The store started as an online shop before finding a brick and mortar location in downtown LA in 2005, which it quickly outgrew. By 2009, it settled in its current location — a 16,000 square foot space that once housed a bank.
Everything in the store is broken up into specific genres, and every area is utilized — even the old bank vault holds crime and mystery titles, which you have to go through an actual vault door to see.
5Powells Bookstore (Portland, Oregon)
Powell’s City of Books spans an entire block in Portland’s Northwest quadrant and is so large that visitors find their way around via fold-up maps and large directory boards that resemble the arrivals-and-departures signage at the airport. Used, new, hardcover, and paperback volumes commingle on the shelves, and a system of color-coded rooms and clearly labeled aisles directs browsers in an orderly fashion. The store has a whopping 8000 visitors a day, and there’s even a coffee shop within.
6John K. King Books (Detroit, MI)
John K. King Used and Rare Books is nestled inside an old glove factory in downtown Detroit and is packed with some of the most hard-to-find books in the world. And by packed, we mean there’s about a million titles. “We have the first edition Book of Mormon. We have the first edition Federalist Papers. And we have a lot of books signed by famous people like Presidents,” owner John K. said.
The store has four above-ground floors open for browsing, while an adjacent building has a collection of rare and notable items available for viewing by appointment only.
7Shakespeare and Company (Paris, France)
This small, crumbling bookshop on Paris’s Left Bank may be the most famous bookstore in the world. Allen Ginsberg, Henry Miller, Richard Wright, Langston Hughes, Lawrence Durrell, Anais Nin, James Jones, William Styron, Ray Bradbury, Julio Cortazar, James Baldwin, and Gregory Corso logged time at the store, and it was featured in Woody Allen’s Oscar-winning movie Midnight in Paris.

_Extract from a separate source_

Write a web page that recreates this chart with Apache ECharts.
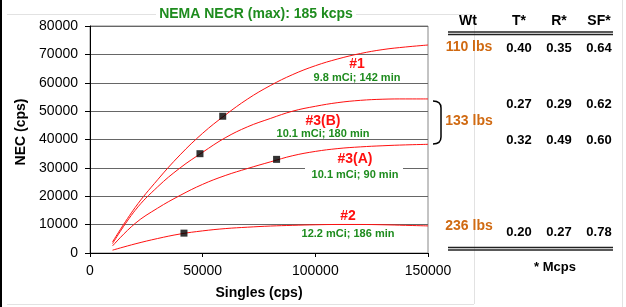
<!DOCTYPE html>
<html>
<head>
<meta charset="utf-8">
<script src="https://cdn.jsdelivr.net/npm/echarts@6/dist/echarts.min.js"></script>
<style>
  html, body { margin: 0; padding: 0; background: #fff; }
  #main { width: 626px; height: 307px; }
</style>
</head>
<body>
<div id="main"></div>
<script>
// singles rate (cps) at which each curve is read
var singles = [10000, 20000, 30000, 40000, 50000, 60000, 70000, 80000, 90000, 100000, 110000, 120000, 130000, 140000, 150000];
// NEC (cps) curves
var nec1  = [3900, 16000, 25800, 34600, 42200, 48600, 54300, 59000, 62900, 66000, 68400, 70300, 71700, 72600, 73300];
var nec3b = [3300, 15000, 23300, 30000, 35500, 40600, 44500, 47400, 50000, 51700, 53000, 53800, 54200, 54300, 54300];
var nec3a = [2500, 10400, 15800, 20300, 24200, 27300, 29800, 32100, 34300, 35800, 36800, 37400, 37800, 38100, 38300];
var nec2  = [1000, 3200, 5100, 6700, 7800, 8600, 9100, 9500, 9750, 9950, 10050, 10050, 9950, 9750, 9550];
// measured points (black squares)
var markSingles = [58900, 48800, 82800, 41700];
var markNec     = [48200, 35000, 33000, 7000];

// curve labels
var curveNames = ['#1', '#3(B)', '#3(A)', '#2'];
var curveDose  = ['9.8 mCi; 142 min', '10.1 mCi; 180 min', '10.1 mCi; 90 min', '12.2 mCi; 186 min'];

// table on the right
var tableHead = ['Wt', 'T*', 'R*', 'SF*'];
var weights   = ['110 lbs', '133 lbs', '236 lbs'];
var tVals  = ['0.40', '0.27', '0.32', '0.20'];
var rVals  = ['0.35', '0.29', '0.49', '0.27'];
var sfVals = ['0.64', '0.62', '0.60', '0.78'];

var FONT = '"Liberation Sans", Arial, sans-serif';
var RED = '#ff1010';
var GREEN = '#1e8c1e';
var ORANGE = '#d06a12';

function pairs(ys) {
  return singles.map(function (x, i) { return [x, ys[i]]; });
}

function curve(ys) {
  return {
    type: 'line',
    data: pairs(ys),
    smooth: 0.4,
    showSymbol: false,
    silent: true,
    lineStyle: { color: RED, width: 1 },
    z: 3
  };
}

var chart = echarts.init(document.getElementById('main'));

// label positions (pixels)
var labelPos = [[357, 64, 78], [323, 121, 134], [355, 159, 175], [348, 216, 234]];
var graphics = [];

// frame lines of the slide
graphics.push({ type: 'line', shape: { x1: 1, y1: 0, x2: 1, y2: 307 }, style: { stroke: '#000', lineWidth: 2 } });
graphics.push({ type: 'line', shape: { x1: 7, y1: 14.5, x2: 474, y2: 14.5 }, style: { stroke: '#e2e2e2', lineWidth: 1 } });
graphics.push({ type: 'line', shape: { x1: 474.5, y1: 14, x2: 474.5, y2: 304 }, style: { stroke: '#e2e2e2', lineWidth: 1 } });
graphics.push({ type: 'line', shape: { x1: 7, y1: 304.5, x2: 474, y2: 304.5 }, style: { stroke: '#e2e2e2', lineWidth: 1 } });
graphics.push({ type: 'line', shape: { x1: 622.5, y1: 0, x2: 622.5, y2: 307 }, style: { stroke: '#e2e2e2', lineWidth: 1 } });

// title with white background over the frame line
graphics.push({ type: 'rect', shape: { x: 156, y: 6, width: 200, height: 16 }, style: { fill: '#fff' }, z: 5 });
graphics.push({ type: 'text', x: 256, y: 14, z: 6,
  style: { text: 'NEMA NECR (max): 185 kcps', fill: GREEN, font: 'bold 14px ' + FONT, textAlign: 'center', textVerticalAlign: 'middle' } });

// y axis title
graphics.push({ type: 'text', x: 21, y: 132, rotation: Math.PI / 2, z: 6,
  style: { text: 'NEC (cps)', fill: '#000', font: 'bold 14px ' + FONT, textAlign: 'center', textVerticalAlign: 'middle' } });

// white box behind #3(A) label
graphics.push({ type: 'rect', shape: { x: 305, y: 162, width: 98, height: 14 }, style: { fill: '#fff' }, z: 1 });

curveNames.forEach(function (n, i) {
  var p = labelPos[i];
  graphics.push({ type: 'text', x: p[0], y: p[1], z: 6,
    style: { text: n, fill: RED, font: 'bold 14px ' + FONT, textAlign: 'center', textVerticalAlign: 'middle' } });
  graphics.push({ type: 'text', x: p[0], y: p[2], z: 6,
    style: { text: curveDose[i], fill: GREEN, font: 'bold 11px ' + FONT, textAlign: 'center', textVerticalAlign: 'middle' } });
});

// table
var colX = [468, 519, 559, 599];
tableHead.forEach(function (h, i) {
  graphics.push({ type: 'text', x: colX[i], y: 21, z: 6,
    style: { text: h, fill: '#000', font: 'bold 14px ' + FONT, textAlign: 'center', textVerticalAlign: 'middle' } });
});
[32, 34.5, 247.5, 250].forEach(function (y) {
  graphics.push({ type: 'line', shape: { x1: 448, y1: y, x2: 613, y2: y }, style: { stroke: '#222', lineWidth: 1.6 } });
});
var weightY = [47, 121, 226];
weights.forEach(function (w, i) {
  graphics.push({ type: 'text', x: 469, y: weightY[i], z: 6,
    style: { text: w, fill: ORANGE, font: 'bold 14px ' + FONT, textAlign: 'center', textVerticalAlign: 'middle' } });
});
var rowY = [48.5, 104, 140, 232];
rowY.forEach(function (y, i) {
  [tVals[i], rVals[i], sfVals[i]].forEach(function (v, j) {
    graphics.push({ type: 'text', x: colX[j + 1], y: y, z: 6,
      style: { text: v, fill: '#000', font: 'bold 13px ' + FONT, textAlign: 'center', textVerticalAlign: 'middle' } });
  });
});
graphics.push({ type: 'text', x: 555, y: 267, z: 6,
  style: { text: '* Mcps', fill: '#000', font: 'bold 13px ' + FONT, textAlign: 'center', textVerticalAlign: 'middle' } });
// bracket for 133 lbs
var bracketStyle = { fill: 'none', stroke: '#000', lineWidth: 1.5 };
graphics.push({ type: 'bezierCurve', z: 6, shape: { x1: 433, y1: 101, cpx1: 441, cpy1: 101, x2: 441, y2: 108 }, style: bracketStyle });
graphics.push({ type: 'line', z: 6, shape: { x1: 441, y1: 108, x2: 441, y2: 137 }, style: bracketStyle });
graphics.push({ type: 'bezierCurve', z: 6, shape: { x1: 441, y1: 137, cpx1: 441, cpy1: 144, x2: 433, y2: 144 }, style: bracketStyle });

function plain(v) { return String(v); }

chart.setOption({
  animation: false,
  backgroundColor: '#fff',
  textStyle: { fontFamily: FONT },
  grid: {
    left: 90, right: 198, top: 26, bottom: 54,
    show: true, borderColor: '#888', borderWidth: 1
  },
  xAxis: {
    type: 'value',
    min: 0, max: 150000, interval: 50000,
    name: 'Singles (cps)',
    nameLocation: 'middle',
    nameGap: 33,
    nameTextStyle: { color: '#000', fontSize: 14, fontWeight: 'bold', fontFamily: FONT },
    axisLine: { show: true, onZero: false, lineStyle: { color: '#000', width: 1 } },
    axisTick: { show: true, length: 4, lineStyle: { color: '#000' } },
    axisLabel: { color: '#000', fontSize: 14, margin: 11, fontFamily: FONT, formatter: plain },
    splitLine: { show: false }
  },
  yAxis: {
    type: 'value',
    min: 0, max: 80000, interval: 10000,
    axisLine: { show: true, lineStyle: { color: '#000', width: 1 } },
    axisTick: { show: true, length: 5, lineStyle: { color: '#000' } },
    axisLabel: { color: '#000', fontSize: 14, margin: 12, fontFamily: FONT, formatter: plain },
    splitLine: { show: true, lineStyle: { color: '#666', width: 1 } }
  },
  series: [
    curve(nec1),
    curve(nec3b),
    curve(nec3a),
    curve(nec2),
    {
      type: 'scatter',
      data: markSingles.map(function (x, i) { return [x, markNec[i]]; }),
      symbol: 'rect',
      symbolSize: 7,
      itemStyle: { color: '#000' },
      silent: true,
      z: 4
    }
  ],
  graphic: graphics
});
</script>
</body>
</html>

Sylvia Beach opened the original shop, which was forced to close in 1941 during the Nazi occupation of Paris, when Beach, along with thousands of others, was interned. In the late ’50s, she bequeathed the title to American George Whitman, who lived in the apartment above the store until his death in 2011 at 98. (His daughter, also named Sylvia, has since taken over.)
Shakespeare and Company became a refuge for generations of wandering writers who turned up unannounced to live there. If the “Tumbleweeds” (George’s name for them) worked for two hours and read one book every day, he would let them stay for free in the shop, sleeping on cots tucked away between the stacks. He also required them to write a one-page autobiography, often typed on one of the store’s typewriters, using sheets of pale blue paper. Shakespeare and Company now has thousands of these testimonies, some even from the children of previous Tumbleweeds.
8Poplar Kids Republic (Beijing, China)
This playful bookstore for children in Beijing not only carries a wide range of books but also provides a fun and comfortable place in which to read them.
The books at Kid’s Republic Bookstore are presented in a unique and colorful environment that captures the spirit of reading. To illustrate this process of discovery, a ribbon of rainbow carpet weaves its way around the store, running across the floor, over shelves, and along the ceiling, turning the entire space into a play area. Once a book has been found, kids are welcome to curl up in one of the reading cubbies to enjoy their find.
9The Lello Bookstore (Porto, Portugal)
Built in 1906 by the Lello Brothers (Antonio and Jose), the Lello Bookstore gives Libreria Acqua Alta a serious run for its money, as is also called “the most beautiful bookstore in the world.” It is certainly the most ornate, mixing Neo-Gothic and Art Deco elements.
The bookstore experienced several decades of disrepair, but in 1995 a massive renovation project returned it to its former glory, and now it is as much a tourist attraction as a bookstore. Carved wood ceilings, a stained glass roof, an opulent red staircase, and even a built-in wheelbarrow on rails for moving the store’s 120,000 titles are all part of the store’s whimsical charm.